Quién iba a decir a los escribas, que hundían sus cuñas en las tablillas de barro sentados en el suelo, que las bibliotecas tendrían mesas y sillas, luz natural y artificial, calefacción y aire acondicionado, estanterías en las que colocar volúmenes en papel y soportes digitales, ordenadores en los que registrar los préstamos, que los libros no tendrían cadenas para evitar su hurto (qué tremendo contrasentido: libro encadenado) sino códigos de barras en los que constan todos sus datos y que un lector digital los envía a una computadora, que sus autores salen en una pantalla de televisión o de un móvil, que los libros pueden leerse e incluso escucharse (audiolibros) en un dispositivo electrónico capaz de archivar unos cuantos cientos, o borrarlos, o cambiarlos, que los datos pueden enviarse a miles de kilómetros y consultarse desde otros países, quién sabe si quizá desde otros planetas…

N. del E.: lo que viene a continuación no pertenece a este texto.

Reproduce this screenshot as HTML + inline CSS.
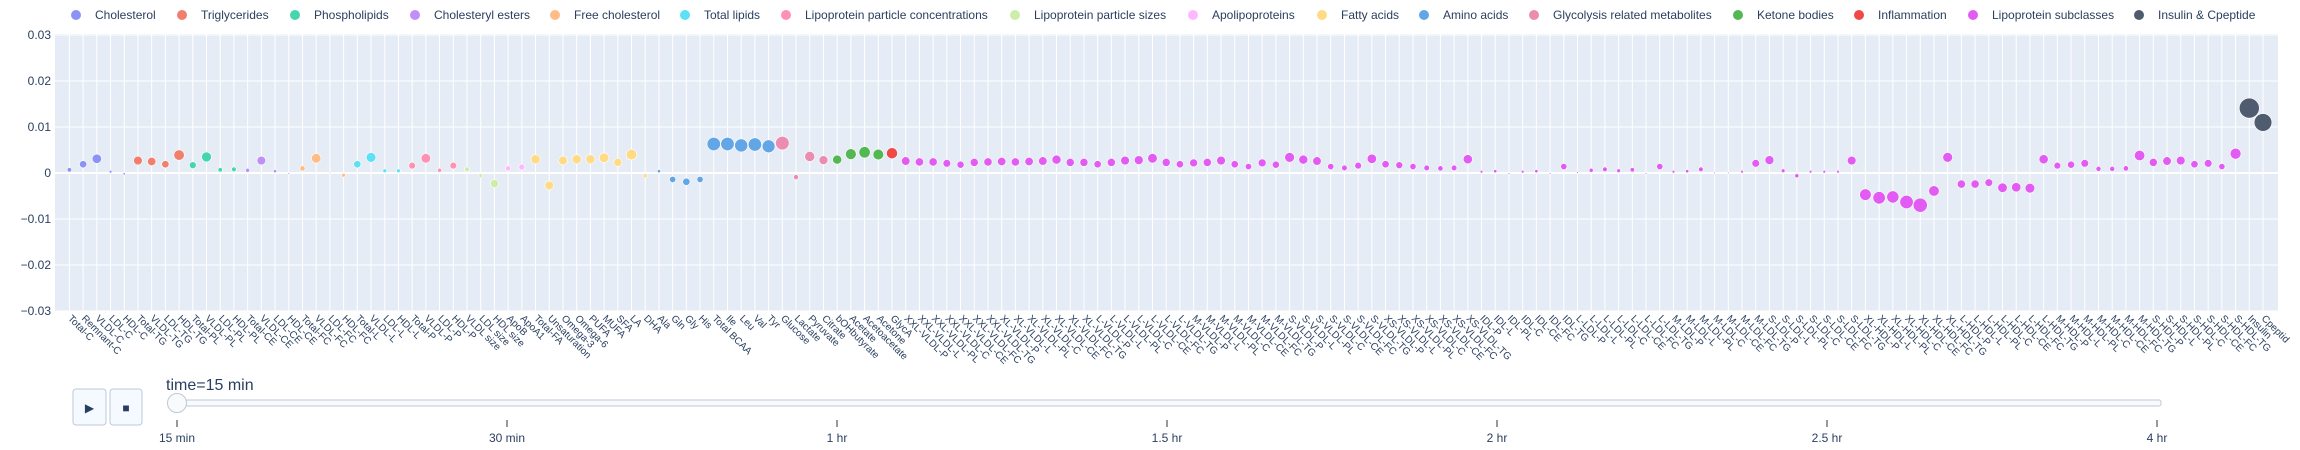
<!DOCTYPE html>
<html><head><meta charset="utf-8"><style>
html,body{margin:0;padding:0;background:#fff;}
svg{display:block;font-family:"Liberation Sans",sans-serif;}
</style></head><body>
<svg id="chart" width="2300" height="450" viewBox="0 0 2300 450" xmlns="http://www.w3.org/2000/svg">
<rect x="0" y="0" width="2300" height="450" fill="#fff"/>
<rect x="55" y="34" width="2223" height="277" fill="#e5ecf6"/>
<g id="grid"></g>
<g id="marks"></g>
<g id="yaxis"></g>
<g id="xaxis"></g>
<g id="legend"></g>
<g id="slider">
  <rect x="73" y="389" width="33" height="36" rx="3" fill="#f4faff" stroke="#bec8d9"/>
  <text x="89.5" y="412" font-size="12" text-anchor="middle" fill="#2a3f5f">▶</text>
  <rect x="110" y="389" width="32" height="36" rx="3" fill="#f4faff" stroke="#bec8d9"/>
  <text x="126" y="412" font-size="12" text-anchor="middle" fill="#2a3f5f">■</text>
  <text x="166" y="390" font-size="16" fill="#2a3f5f">time=15 min</text>
  <rect x="172" y="400" width="1989" height="6" rx="2" fill="#f8fafc" stroke="#bec8d9"/>
  <g id="sticks"></g>
  <circle cx="177" cy="403" r="9.5" fill="#f8fafc" stroke="#bec8d9"/>
</g>
</svg>
<script>
const groupNames = ["Cholesterol","Triglycerides","Phospholipids","Cholesteryl esters","Free cholesterol","Total lipids","Lipoprotein particle concentrations","Lipoprotein particle sizes","Apolipoproteins","Fatty acids","Amino acids","Glycolysis related metabolites","Ketone bodies","Inflammation","Lipoprotein subclasses","Insulin & Cpeptide"];
const groupColors = ["#8c93f7","#f07f6c","#45d6ad","#c08ff8","#ffbc87","#5ee0f6","#ff92b2","#cceea8","#ffb8ff","#fedb84","#63a6e6","#ea8db0","#53b853","#f04848","#e25cf3","#4f5b6e"];
const groupCounts = [5,4,4,4,4,4,4,3,2,9,9,4,4,1,98,2];
const legendX = [76,182,295,415,555,685,786,1015,1193,1322,1424,1534,1738,1859,1973,2139];
const subclassPrefixes = ["XXL-VLDL","XL-VLDL","L-VLDL","M-VLDL","S-VLDL","XS-VLDL","IDL","L-LDL","M-LDL","S-LDL","XL-HDL","L-HDL","M-HDL","S-HDL"];
const subclassSuffixes = ["P","L","PL","C","CE","FC","TG"];
const baseCategories = ["Total-C","Remnant-C","VLDL-C","LDL-C","HDL-C","Total-TG","VLDL-TG","LDL-TG","HDL-TG","Total-PL","VLDL-PL","LDL-PL","HDL-PL","Total-CE","VLDL-CE","LDL-CE","HDL-CE","Total-FC","VLDL-FC","LDL-FC","HDL-FC","Total-L","VLDL-L","LDL-L","HDL-L","Total-P","VLDL-P","LDL-P","HDL-P","VLDL size","LDL size","HDL size","ApoB","ApoA1","Total-FA","Unsaturation","Omega-3","Omega-6","PUFA","MUFA","SFA","LA","DHA","Ala","Gln","Gly","His","Total BCAA","Ile","Leu","Val","Tyr","Glucose","Lactate","Pyruvate","Citrate","bOHbutyrate","Acetate","Acetoacetate","Acetone","GlycA"];
const tailCategories = ["Insulin","Cpeptid"];
const values = [
0.0007,0.0019,0.0031,0.0003,-0.0002,
0.0027,0.0025,0.0019,0.0039,
0.0017,0.0035,0.0007,0.0008,
0.0006,0.0027,0.0004,-0.0001,
0.001,0.0032,0.00005,-0.0005,
0.0019,0.0034,0.0005,0.0005,
0.0016,0.0032,0.0006,0.0016,
0.0008,-0.0006,-0.0023,
0.001,0.0013,
0.003,-0.0027,0.0027,0.003,0.003,0.0033,0.0023,0.004,-0.0006,
0.0004,-0.0014,-0.0019,-0.0014,0.0063,0.0063,0.006,0.0062,0.0058,
0.0065,-0.0009,0.0036,0.0028,
0.0029,0.0041,0.0045,0.004,
0.0043,
0.0026,0.0024,0.0024,0.0021,0.0018,0.0023,0.0024,
0.0025,0.0024,0.0025,0.0026,0.0029,0.0023,0.0023,
0.0019,0.0023,0.0027,0.0028,0.0032,0.0023,0.0019,
0.0022,0.0023,0.0027,0.0019,0.0014,0.0022,0.0018,
0.0034,0.0029,0.0026,0.0014,0.0011,0.0016,0.0031,
0.0019,0.0017,0.0014,0.0011,0.001,0.0011,0.003,
0.0003,0.0004,-0.0001,0.0003,0.0004,-0.0001,0.0014,
0.0001,0.0006,0.0008,0.0005,0.0007,-0.0001,0.0014,
0.0003,0.0004,0.0008,0.00002,0.00002,0.0003,0.0021,
0.0028,0.0005,-0.0006,0.0003,0.0003,0.0003,0.0027,
-0.0047,-0.0054,-0.0052,-0.0063,-0.007,-0.0039,0.0034,
-0.0024,-0.0024,-0.0021,-0.0032,-0.0031,-0.0033,0.003,
0.0016,0.0018,0.0021,0.0009,0.0009,0.001,0.0038,
0.0023,0.0026,0.0027,0.0019,0.0021,0.0014,0.0042,
0.0141,0.011];
const yTicks = [0.03,0.02,0.01,0,-0.01,-0.02,-0.03];
const yTickLabels = ["0.03","0.02","0.01","0","−0.01","−0.02","−0.03"];
const sliderSteps = ["15 min","30 min","1 hr","1.5 hr","2 hr","2.5 hr","4 hr"];

const NS="http://www.w3.org/2000/svg";
function mk(tag, attrs, parent){const e=document.createElementNS(NS,tag);for(const k in attrs)e.setAttribute(k,attrs[k]);parent.appendChild(e);return e;}
const categories = baseCategories.slice();
subclassPrefixes.forEach(p=>subclassSuffixes.forEach(s=>categories.push(p+"-"+s)));
tailCategories.forEach(c=>categories.push(c));
const groupOf=[];groupCounts.forEach((c,g)=>{for(let i=0;i<c;i++)groupOf.push(g);});
const X0=69.4, DX=13.71, Y0=173, YK=4600;
function xScale(i){return X0+i*DX;}
function yScale(v){return Y0-v*YK;}
function rScale(v){return Math.max(0.8,84.5*Math.sqrt(Math.abs(v)));}

const grid=document.getElementById('grid');
categories.forEach((c,i)=>{
  const l=mk('line',{x1:xScale(i),x2:xScale(i),y1:34,y2:311,stroke:"#fff","stroke-width":1},grid);
  
  
});
const ya=document.getElementById('yaxis');
yTicks.forEach((t,i)=>{
  const gl=mk('line',{x1:55,x2:2278,y1:yScale(t),y2:yScale(t),stroke:"#fff","stroke-width":t===0?2:1},grid);
  
  
  const tx=mk('text',{x:51,y:yScale(t)+4,"font-size":12,fill:"#2a3f5f","text-anchor":"end"},ya);
  tx.textContent=yTickLabels[i];
  
  
});
const marks=document.getElementById('marks');
values.forEach((v,i)=>{
  const c=mk('circle',{cx:xScale(i),cy:yScale(v),r:rScale(v),fill:groupColors[groupOf[i]],stroke:"#fff","stroke-width":0.6},marks);
  
  
});
const xa=document.getElementById('xaxis');
categories.forEach((c,i)=>{
  const x=xScale(i)-2, y=319;
  const t=mk('text',{x:x,y:y,"font-size":10,fill:"#2a3f5f",transform:`rotate(45 ${x} ${y})`},xa);
  t.textContent=c;
  
  
});
const lg=document.getElementById('legend');
groupNames.forEach((n,i)=>{
  const g=mk('g',{},lg);
  
  
  mk('circle',{cx:legendX[i],cy:15,r:5,fill:groupColors[i]},g);
  const t=mk('text',{x:legendX[i]+19,y:19,"font-size":12,fill:"#2a3f5f"},g);
  t.textContent=n;
});
const st=document.getElementById('sticks');
sliderSteps.forEach((s,i)=>{
  const x=177+i*330;
  const l=mk('line',{x1:x,x2:x,y1:420,y2:427,stroke:"#333","stroke-width":1},st);
  
  
  const t=mk('text',{x:x,y:442,"font-size":12,fill:"#2a3f5f","text-anchor":"middle"},st);
  t.textContent=s;
  
  
});
</script>
</body></html>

Conocer el origen y la evolución de las bibliotecas nos permite valorar el afán de la humanidad por el saber, por preservar la cultura, la filosofía, el arte, la ciencia, por acercarnos a otros códigos de vida y otras organizaciones sociales, trabajando con denuedo a lo largo de miles de años.
En 1992, en Sarajevo, se destruyó su Biblioteca durante el conflicto de los Balcanes. En su recuerdo, desde 1997 se celebra el 24 de Octubre, con diversos actos en distintos países, el día Internacional de las Bibliotecas, que suele llegar a convertirse en una semana de actividades, conferencias, charlas y encuentros.
Los errores que se cometen en la historia no pueden borrarse como hacían los escribas en la arcilla. Pero las bibliotecas, a pesar de la capacidad de destrucción humana, a pesar de los cambios sociales y de las pandemias, sobreviven ofreciendo y acercando a toda la ciudadanía una gran diversidad cultural y lúdica para disfrute y bienestar del alma, pudiendo denominarse Casas de Cultura o, como decían los egipcios, Casas de Vida.